◆ REQUIRED WORK: Review the material line by line. Identify and copy every line that contains the string "image".

---- RECORDS FOR PROCESSING

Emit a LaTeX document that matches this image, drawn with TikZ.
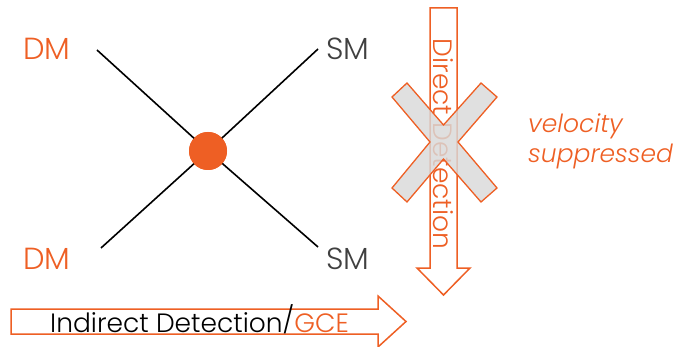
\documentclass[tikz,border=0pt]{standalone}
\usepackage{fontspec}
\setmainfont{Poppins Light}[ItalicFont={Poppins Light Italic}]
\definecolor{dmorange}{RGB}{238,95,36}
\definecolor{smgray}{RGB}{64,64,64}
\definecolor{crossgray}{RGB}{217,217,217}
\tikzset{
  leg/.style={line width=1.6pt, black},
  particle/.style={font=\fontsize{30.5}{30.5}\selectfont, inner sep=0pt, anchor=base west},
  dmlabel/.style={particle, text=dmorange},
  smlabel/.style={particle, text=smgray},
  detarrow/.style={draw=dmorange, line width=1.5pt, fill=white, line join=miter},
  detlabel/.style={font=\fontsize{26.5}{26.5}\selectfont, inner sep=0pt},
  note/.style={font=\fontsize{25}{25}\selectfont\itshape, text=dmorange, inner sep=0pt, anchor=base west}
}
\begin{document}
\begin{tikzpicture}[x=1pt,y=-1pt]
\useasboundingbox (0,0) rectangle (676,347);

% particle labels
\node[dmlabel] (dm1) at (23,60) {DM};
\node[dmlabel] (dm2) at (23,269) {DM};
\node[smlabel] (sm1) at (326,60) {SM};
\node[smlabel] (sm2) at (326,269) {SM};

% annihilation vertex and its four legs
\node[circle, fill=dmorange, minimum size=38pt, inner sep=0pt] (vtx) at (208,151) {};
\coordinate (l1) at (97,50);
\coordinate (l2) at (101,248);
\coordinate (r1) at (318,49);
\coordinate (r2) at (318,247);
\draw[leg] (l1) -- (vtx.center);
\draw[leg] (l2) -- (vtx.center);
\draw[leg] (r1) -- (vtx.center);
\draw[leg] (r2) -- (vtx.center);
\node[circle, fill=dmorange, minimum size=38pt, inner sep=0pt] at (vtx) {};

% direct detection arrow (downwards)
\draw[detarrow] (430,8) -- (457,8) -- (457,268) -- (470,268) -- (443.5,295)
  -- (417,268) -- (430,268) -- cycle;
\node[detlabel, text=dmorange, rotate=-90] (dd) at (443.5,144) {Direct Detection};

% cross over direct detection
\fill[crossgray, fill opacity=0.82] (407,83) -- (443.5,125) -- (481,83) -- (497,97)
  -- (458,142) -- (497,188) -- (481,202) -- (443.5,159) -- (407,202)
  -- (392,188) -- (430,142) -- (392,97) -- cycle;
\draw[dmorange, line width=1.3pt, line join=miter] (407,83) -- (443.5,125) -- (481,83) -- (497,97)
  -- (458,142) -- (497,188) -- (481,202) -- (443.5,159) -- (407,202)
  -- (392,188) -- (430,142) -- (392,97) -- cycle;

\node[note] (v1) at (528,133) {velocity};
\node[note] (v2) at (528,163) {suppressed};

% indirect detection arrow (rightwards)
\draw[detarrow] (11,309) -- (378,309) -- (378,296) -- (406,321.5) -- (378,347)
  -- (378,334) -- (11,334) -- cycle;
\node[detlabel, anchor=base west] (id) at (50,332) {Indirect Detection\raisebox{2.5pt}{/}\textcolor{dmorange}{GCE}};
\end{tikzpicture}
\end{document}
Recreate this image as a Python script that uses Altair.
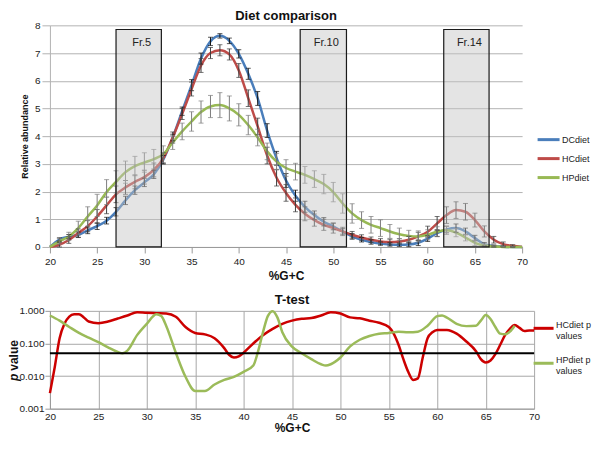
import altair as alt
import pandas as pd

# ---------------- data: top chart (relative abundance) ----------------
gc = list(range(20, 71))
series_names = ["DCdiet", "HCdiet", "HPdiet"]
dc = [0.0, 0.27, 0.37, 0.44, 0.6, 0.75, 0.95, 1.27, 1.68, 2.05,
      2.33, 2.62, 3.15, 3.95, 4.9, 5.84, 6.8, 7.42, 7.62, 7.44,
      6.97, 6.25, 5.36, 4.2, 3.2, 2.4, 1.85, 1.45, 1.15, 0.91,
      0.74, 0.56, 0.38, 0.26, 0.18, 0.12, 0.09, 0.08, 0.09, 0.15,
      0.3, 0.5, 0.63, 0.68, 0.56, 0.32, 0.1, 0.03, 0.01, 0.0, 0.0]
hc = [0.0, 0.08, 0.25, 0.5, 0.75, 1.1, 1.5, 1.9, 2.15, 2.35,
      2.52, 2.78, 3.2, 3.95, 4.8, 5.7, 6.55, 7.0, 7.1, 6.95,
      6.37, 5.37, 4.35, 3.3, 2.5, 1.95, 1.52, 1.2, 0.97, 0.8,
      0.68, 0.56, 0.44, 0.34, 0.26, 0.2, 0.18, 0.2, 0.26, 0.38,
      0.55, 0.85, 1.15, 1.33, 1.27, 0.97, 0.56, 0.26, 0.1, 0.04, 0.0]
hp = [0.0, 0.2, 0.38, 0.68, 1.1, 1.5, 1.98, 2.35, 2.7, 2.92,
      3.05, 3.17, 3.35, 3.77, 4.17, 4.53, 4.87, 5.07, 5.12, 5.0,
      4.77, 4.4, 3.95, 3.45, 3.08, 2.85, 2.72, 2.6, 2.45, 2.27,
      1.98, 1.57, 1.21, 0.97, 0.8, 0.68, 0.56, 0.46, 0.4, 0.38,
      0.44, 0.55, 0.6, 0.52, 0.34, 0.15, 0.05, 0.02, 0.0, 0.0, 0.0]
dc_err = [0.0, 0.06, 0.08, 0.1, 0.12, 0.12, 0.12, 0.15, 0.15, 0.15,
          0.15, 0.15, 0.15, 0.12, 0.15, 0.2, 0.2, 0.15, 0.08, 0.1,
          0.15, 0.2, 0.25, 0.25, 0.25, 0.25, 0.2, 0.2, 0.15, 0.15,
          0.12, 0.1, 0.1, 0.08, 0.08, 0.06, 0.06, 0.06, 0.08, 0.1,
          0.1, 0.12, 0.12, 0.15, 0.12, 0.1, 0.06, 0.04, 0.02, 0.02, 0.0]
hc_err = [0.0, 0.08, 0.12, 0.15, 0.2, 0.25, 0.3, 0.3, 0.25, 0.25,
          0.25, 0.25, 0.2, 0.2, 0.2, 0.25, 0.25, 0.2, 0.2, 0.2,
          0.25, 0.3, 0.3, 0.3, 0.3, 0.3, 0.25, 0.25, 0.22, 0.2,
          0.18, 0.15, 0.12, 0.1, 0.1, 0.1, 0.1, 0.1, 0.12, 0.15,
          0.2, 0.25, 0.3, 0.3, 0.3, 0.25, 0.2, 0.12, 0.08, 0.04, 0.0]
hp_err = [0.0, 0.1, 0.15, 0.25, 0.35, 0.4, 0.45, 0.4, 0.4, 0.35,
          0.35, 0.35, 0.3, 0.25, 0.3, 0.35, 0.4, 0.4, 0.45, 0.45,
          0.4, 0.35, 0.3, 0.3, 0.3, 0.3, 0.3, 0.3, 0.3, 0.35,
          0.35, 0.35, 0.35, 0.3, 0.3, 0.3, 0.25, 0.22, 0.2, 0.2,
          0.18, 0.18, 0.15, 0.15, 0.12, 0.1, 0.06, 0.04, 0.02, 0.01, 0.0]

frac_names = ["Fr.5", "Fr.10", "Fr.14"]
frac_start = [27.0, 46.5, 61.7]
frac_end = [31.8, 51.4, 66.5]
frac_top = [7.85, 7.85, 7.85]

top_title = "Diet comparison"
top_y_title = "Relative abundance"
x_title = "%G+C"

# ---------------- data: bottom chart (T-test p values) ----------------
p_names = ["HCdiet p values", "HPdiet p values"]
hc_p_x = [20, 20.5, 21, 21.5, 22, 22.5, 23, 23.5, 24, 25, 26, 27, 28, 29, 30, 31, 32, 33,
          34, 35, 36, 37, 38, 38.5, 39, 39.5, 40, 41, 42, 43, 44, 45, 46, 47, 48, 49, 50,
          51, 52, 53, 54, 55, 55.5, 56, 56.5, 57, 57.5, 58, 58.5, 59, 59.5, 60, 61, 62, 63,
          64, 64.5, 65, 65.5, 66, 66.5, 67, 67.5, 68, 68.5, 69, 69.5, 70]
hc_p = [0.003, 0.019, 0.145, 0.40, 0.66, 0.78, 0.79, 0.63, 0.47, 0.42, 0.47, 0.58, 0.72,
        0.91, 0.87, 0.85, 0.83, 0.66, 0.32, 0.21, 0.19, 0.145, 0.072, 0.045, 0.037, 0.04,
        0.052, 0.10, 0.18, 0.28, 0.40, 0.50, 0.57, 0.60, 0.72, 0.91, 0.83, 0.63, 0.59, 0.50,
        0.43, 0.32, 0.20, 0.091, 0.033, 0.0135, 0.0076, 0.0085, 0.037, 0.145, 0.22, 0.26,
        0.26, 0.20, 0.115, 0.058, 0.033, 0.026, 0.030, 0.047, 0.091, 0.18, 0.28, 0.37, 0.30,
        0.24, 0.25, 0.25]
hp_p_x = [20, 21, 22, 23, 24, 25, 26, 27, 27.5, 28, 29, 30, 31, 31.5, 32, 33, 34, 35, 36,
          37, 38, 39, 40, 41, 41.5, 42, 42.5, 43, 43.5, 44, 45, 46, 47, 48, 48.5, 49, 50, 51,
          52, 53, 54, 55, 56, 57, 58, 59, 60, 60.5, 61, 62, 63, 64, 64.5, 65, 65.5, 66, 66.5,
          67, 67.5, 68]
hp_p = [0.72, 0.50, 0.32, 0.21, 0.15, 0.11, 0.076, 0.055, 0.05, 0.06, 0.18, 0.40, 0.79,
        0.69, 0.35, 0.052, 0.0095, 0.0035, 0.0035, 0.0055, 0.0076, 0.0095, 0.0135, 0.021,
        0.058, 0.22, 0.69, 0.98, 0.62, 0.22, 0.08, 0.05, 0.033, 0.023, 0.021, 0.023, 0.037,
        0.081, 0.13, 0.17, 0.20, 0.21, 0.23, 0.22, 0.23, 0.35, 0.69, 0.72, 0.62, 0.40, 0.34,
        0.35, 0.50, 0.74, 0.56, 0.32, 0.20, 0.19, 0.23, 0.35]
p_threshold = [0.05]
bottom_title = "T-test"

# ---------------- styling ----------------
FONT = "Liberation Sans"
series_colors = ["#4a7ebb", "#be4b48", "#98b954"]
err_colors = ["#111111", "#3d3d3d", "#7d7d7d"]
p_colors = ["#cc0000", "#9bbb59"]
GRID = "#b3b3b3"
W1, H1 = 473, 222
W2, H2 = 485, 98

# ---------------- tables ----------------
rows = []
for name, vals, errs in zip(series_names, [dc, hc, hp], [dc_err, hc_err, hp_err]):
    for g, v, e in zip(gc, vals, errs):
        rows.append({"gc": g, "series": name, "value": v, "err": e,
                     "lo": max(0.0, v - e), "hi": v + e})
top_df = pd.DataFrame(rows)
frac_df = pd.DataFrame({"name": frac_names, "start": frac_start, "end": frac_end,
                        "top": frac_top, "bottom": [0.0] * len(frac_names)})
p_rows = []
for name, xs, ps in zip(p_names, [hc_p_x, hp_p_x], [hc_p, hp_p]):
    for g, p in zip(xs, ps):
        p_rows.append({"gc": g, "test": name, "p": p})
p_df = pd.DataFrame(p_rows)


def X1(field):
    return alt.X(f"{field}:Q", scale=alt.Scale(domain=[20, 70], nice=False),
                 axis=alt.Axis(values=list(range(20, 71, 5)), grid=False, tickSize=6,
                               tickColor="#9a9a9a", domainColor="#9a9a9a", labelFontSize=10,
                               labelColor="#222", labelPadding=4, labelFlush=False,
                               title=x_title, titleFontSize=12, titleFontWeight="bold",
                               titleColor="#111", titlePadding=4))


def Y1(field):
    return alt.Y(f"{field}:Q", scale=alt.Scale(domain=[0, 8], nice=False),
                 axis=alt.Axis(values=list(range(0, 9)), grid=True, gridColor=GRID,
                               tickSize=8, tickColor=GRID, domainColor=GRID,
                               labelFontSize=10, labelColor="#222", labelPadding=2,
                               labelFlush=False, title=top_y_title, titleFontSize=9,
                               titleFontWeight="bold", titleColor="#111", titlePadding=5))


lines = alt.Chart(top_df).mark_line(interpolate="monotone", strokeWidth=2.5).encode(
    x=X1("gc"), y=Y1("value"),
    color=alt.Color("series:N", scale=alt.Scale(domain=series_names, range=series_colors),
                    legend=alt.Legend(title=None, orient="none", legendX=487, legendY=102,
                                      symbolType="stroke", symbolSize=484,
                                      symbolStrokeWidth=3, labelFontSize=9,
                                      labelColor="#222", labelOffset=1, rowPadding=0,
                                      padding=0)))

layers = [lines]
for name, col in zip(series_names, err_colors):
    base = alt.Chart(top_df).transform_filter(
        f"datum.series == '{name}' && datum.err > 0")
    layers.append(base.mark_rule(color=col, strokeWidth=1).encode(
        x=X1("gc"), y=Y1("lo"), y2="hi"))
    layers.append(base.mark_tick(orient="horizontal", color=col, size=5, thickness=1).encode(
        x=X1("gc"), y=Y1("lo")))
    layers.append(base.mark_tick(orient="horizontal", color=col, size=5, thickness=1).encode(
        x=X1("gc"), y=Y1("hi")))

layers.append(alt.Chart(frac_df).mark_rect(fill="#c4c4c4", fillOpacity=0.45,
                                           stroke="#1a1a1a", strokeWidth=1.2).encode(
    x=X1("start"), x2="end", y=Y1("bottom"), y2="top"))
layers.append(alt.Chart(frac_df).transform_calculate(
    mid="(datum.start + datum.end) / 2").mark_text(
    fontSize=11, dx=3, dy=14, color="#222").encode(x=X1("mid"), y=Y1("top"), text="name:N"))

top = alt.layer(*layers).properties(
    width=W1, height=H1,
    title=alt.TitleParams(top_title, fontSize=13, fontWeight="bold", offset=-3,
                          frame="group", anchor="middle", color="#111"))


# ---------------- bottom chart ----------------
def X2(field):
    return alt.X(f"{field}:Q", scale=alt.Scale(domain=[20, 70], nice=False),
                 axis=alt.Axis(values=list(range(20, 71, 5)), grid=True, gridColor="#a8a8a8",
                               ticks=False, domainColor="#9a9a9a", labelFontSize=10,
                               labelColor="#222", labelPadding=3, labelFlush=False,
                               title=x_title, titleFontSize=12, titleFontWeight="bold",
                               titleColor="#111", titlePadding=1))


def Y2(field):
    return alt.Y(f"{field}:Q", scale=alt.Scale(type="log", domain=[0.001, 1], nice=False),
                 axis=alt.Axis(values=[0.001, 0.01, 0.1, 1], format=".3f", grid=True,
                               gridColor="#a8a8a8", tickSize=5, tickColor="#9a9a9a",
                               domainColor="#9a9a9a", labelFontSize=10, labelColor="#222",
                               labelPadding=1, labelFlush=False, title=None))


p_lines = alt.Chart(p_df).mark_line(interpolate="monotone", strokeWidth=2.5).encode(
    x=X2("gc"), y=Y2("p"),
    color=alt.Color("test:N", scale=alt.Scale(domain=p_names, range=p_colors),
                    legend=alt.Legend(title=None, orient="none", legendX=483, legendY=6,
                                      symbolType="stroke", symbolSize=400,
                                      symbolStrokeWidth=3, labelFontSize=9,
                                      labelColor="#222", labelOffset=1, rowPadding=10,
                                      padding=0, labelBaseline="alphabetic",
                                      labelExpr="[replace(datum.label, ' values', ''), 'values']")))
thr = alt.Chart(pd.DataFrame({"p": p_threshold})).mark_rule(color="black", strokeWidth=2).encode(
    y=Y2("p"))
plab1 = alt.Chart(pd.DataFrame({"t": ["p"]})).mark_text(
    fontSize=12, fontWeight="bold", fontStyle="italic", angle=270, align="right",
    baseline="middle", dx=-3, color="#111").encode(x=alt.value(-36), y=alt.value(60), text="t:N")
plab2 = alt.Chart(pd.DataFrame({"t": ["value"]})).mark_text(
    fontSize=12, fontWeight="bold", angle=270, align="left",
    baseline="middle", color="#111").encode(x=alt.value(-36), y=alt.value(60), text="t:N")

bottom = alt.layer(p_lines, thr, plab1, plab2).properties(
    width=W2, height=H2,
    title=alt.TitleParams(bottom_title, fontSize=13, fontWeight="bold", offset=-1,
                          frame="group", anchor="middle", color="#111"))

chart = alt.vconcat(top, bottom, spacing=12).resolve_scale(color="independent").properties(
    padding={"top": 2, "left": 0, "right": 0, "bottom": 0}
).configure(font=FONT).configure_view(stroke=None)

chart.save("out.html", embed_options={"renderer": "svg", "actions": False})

--------
---- RECORDS FOR PROCESSING

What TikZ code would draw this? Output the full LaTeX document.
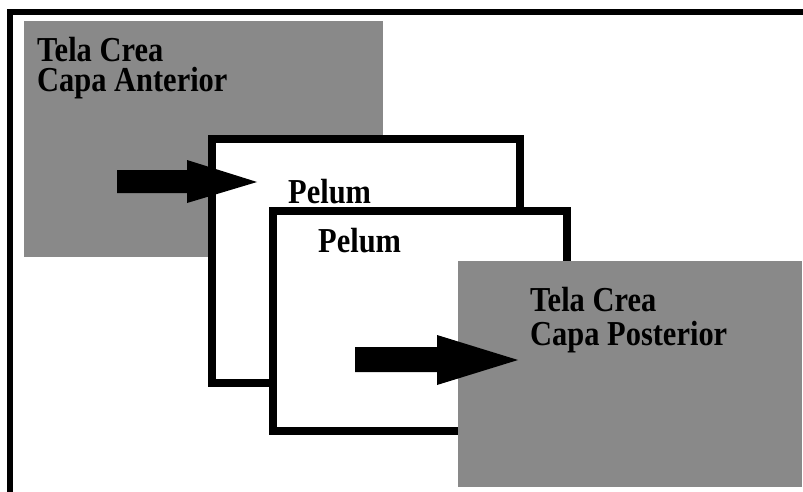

--------

◆ REPLY:
Emit a LaTeX document that matches this image, drawn with TikZ.
Recreate this image as a Python script that uses Altair.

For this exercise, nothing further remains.